[Saved data entries]
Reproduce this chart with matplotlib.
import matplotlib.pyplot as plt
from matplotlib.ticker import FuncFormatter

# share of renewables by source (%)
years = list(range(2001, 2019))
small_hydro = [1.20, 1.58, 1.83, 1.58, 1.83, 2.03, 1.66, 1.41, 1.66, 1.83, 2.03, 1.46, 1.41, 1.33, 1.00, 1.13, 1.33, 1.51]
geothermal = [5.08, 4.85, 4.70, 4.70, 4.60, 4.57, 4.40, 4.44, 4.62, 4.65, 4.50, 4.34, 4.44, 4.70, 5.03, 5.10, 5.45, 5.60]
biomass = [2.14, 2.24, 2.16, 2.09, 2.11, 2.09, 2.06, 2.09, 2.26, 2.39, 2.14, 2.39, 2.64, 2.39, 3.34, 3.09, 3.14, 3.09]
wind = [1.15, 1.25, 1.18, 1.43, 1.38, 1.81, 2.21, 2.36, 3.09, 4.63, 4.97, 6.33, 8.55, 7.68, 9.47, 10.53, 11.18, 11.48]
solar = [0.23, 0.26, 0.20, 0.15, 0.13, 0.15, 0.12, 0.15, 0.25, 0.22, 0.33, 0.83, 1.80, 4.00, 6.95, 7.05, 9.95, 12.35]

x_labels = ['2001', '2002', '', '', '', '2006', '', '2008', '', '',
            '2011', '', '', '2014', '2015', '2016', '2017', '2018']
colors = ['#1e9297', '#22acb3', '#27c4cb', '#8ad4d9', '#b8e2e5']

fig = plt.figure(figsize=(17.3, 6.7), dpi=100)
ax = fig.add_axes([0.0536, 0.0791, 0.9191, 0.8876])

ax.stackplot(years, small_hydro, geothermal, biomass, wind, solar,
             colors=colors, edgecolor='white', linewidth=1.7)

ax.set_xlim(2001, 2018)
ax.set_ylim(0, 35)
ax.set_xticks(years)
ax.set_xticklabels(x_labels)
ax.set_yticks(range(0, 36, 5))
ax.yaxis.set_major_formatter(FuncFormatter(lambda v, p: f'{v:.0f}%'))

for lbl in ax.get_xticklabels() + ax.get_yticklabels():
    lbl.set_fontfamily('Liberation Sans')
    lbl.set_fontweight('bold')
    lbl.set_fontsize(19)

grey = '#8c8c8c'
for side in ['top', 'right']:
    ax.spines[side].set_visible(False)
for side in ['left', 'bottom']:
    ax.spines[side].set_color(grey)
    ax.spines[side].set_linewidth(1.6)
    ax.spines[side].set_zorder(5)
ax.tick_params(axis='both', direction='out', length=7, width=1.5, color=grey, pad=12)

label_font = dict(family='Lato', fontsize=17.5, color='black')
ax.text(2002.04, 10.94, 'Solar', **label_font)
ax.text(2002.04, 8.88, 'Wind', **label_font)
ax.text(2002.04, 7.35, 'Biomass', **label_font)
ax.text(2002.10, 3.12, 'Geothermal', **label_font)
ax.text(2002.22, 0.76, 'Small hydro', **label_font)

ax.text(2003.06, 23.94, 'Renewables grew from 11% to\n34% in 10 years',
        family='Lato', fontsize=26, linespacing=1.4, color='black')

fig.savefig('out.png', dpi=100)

---

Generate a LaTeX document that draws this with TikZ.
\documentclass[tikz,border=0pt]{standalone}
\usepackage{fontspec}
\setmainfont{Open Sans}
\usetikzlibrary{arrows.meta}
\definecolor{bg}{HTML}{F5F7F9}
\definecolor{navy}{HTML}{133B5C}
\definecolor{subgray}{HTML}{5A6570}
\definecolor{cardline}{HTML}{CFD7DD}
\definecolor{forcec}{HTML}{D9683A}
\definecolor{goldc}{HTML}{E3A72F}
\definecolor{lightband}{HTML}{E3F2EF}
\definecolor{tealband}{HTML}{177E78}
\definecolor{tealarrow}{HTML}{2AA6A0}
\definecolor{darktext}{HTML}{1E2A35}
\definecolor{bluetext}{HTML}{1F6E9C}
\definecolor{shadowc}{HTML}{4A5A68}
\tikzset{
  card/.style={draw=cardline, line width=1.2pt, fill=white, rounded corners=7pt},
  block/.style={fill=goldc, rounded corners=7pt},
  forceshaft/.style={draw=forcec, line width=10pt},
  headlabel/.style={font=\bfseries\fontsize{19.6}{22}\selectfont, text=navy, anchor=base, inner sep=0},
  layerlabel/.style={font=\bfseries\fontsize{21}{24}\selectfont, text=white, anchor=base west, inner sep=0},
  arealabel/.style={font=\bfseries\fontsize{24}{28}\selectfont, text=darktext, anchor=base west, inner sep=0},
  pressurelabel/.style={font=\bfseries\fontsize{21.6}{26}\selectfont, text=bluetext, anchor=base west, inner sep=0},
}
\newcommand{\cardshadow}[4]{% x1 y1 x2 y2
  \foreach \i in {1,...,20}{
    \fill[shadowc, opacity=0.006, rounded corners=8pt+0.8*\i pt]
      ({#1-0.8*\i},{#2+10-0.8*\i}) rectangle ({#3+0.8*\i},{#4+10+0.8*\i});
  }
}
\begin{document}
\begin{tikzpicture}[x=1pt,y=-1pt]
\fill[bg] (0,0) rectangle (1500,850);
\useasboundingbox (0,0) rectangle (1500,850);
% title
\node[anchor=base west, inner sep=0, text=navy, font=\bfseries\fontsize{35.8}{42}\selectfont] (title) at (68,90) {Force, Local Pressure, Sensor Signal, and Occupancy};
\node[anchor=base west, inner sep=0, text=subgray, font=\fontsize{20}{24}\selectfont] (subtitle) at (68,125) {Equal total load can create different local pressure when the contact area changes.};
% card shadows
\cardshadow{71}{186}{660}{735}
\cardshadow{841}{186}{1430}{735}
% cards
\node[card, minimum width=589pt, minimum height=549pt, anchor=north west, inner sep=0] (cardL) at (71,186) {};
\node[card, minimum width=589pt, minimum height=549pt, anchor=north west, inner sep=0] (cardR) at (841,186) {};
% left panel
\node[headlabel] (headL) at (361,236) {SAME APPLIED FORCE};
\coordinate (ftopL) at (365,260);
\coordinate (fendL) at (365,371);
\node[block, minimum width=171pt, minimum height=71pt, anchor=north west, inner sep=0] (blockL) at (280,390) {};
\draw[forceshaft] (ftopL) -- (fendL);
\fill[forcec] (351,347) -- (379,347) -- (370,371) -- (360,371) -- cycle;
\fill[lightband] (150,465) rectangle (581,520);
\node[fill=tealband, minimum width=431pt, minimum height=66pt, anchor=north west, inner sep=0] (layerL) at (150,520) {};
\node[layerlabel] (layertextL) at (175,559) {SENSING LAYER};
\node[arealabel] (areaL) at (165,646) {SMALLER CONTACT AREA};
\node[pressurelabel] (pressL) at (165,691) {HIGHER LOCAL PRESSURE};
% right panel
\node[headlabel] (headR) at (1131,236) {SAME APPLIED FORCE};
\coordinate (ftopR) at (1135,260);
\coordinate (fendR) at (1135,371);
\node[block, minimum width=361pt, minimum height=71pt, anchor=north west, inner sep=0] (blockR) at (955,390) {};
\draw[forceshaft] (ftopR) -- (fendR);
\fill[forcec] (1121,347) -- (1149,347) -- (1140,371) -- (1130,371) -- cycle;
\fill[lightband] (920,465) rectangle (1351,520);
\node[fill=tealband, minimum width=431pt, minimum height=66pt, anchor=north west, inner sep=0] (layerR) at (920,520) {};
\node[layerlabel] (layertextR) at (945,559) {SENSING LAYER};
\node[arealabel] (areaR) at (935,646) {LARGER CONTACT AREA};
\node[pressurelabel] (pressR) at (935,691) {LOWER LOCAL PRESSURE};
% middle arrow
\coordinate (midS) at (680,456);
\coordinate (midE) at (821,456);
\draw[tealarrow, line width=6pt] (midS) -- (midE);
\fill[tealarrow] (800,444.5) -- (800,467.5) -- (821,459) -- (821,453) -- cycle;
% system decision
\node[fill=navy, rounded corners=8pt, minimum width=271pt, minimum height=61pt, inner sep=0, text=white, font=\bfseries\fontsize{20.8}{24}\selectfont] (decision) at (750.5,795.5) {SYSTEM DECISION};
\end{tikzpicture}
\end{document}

WHAT YOU ARE ASKED TO DO – In the listing above, find the line with "Reproduce this chart with matplotlib." and the line with "colors=colors, edgecolor='white', linewidth=1.7)", then print exactly those two lines and every line between them, and nothing more.

SOLUTION FOR THIS EXERCISE –
Reproduce this chart with matplotlib.
import matplotlib.pyplot as plt
from matplotlib.ticker import FuncFormatter

# share of renewables by source (%)
years = list(range(2001, 2019))
small_hydro = [1.20, 1.58, 1.83, 1.58, 1.83, 2.03, 1.66, 1.41, 1.66, 1.83, 2.03, 1.46, 1.41, 1.33, 1.00, 1.13, 1.33, 1.51]
geothermal = [5.08, 4.85, 4.70, 4.70, 4.60, 4.57, 4.40, 4.44, 4.62, 4.65, 4.50, 4.34, 4.44, 4.70, 5.03, 5.10, 5.45, 5.60]
biomass = [2.14, 2.24, 2.16, 2.09, 2.11, 2.09, 2.06, 2.09, 2.26, 2.39, 2.14, 2.39, 2.64, 2.39, 3.34, 3.09, 3.14, 3.09]
wind = [1.15, 1.25, 1.18, 1.43, 1.38, 1.81, 2.21, 2.36, 3.09, 4.63, 4.97, 6.33, 8.55, 7.68, 9.47, 10.53, 11.18, 11.48]
solar = [0.23, 0.26, 0.20, 0.15, 0.13, 0.15, 0.12, 0.15, 0.25, 0.22, 0.33, 0.83, 1.80, 4.00, 6.95, 7.05, 9.95, 12.35]

x_labels = ['2001', '2002', '', '', '', '2006', '', '2008', '', '',
            '2011', '', '', '2014', '2015', '2016', '2017', '2018']
colors = ['#1e9297', '#22acb3', '#27c4cb', '#8ad4d9', '#b8e2e5']

fig = plt.figure(figsize=(17.3, 6.7), dpi=100)
ax = fig.add_axes([0.0536, 0.0791, 0.9191, 0.8876])

ax.stackplot(years, small_hydro, geothermal, biomass, wind, solar,
             colors=colors, edgecolor='white', linewidth=1.7)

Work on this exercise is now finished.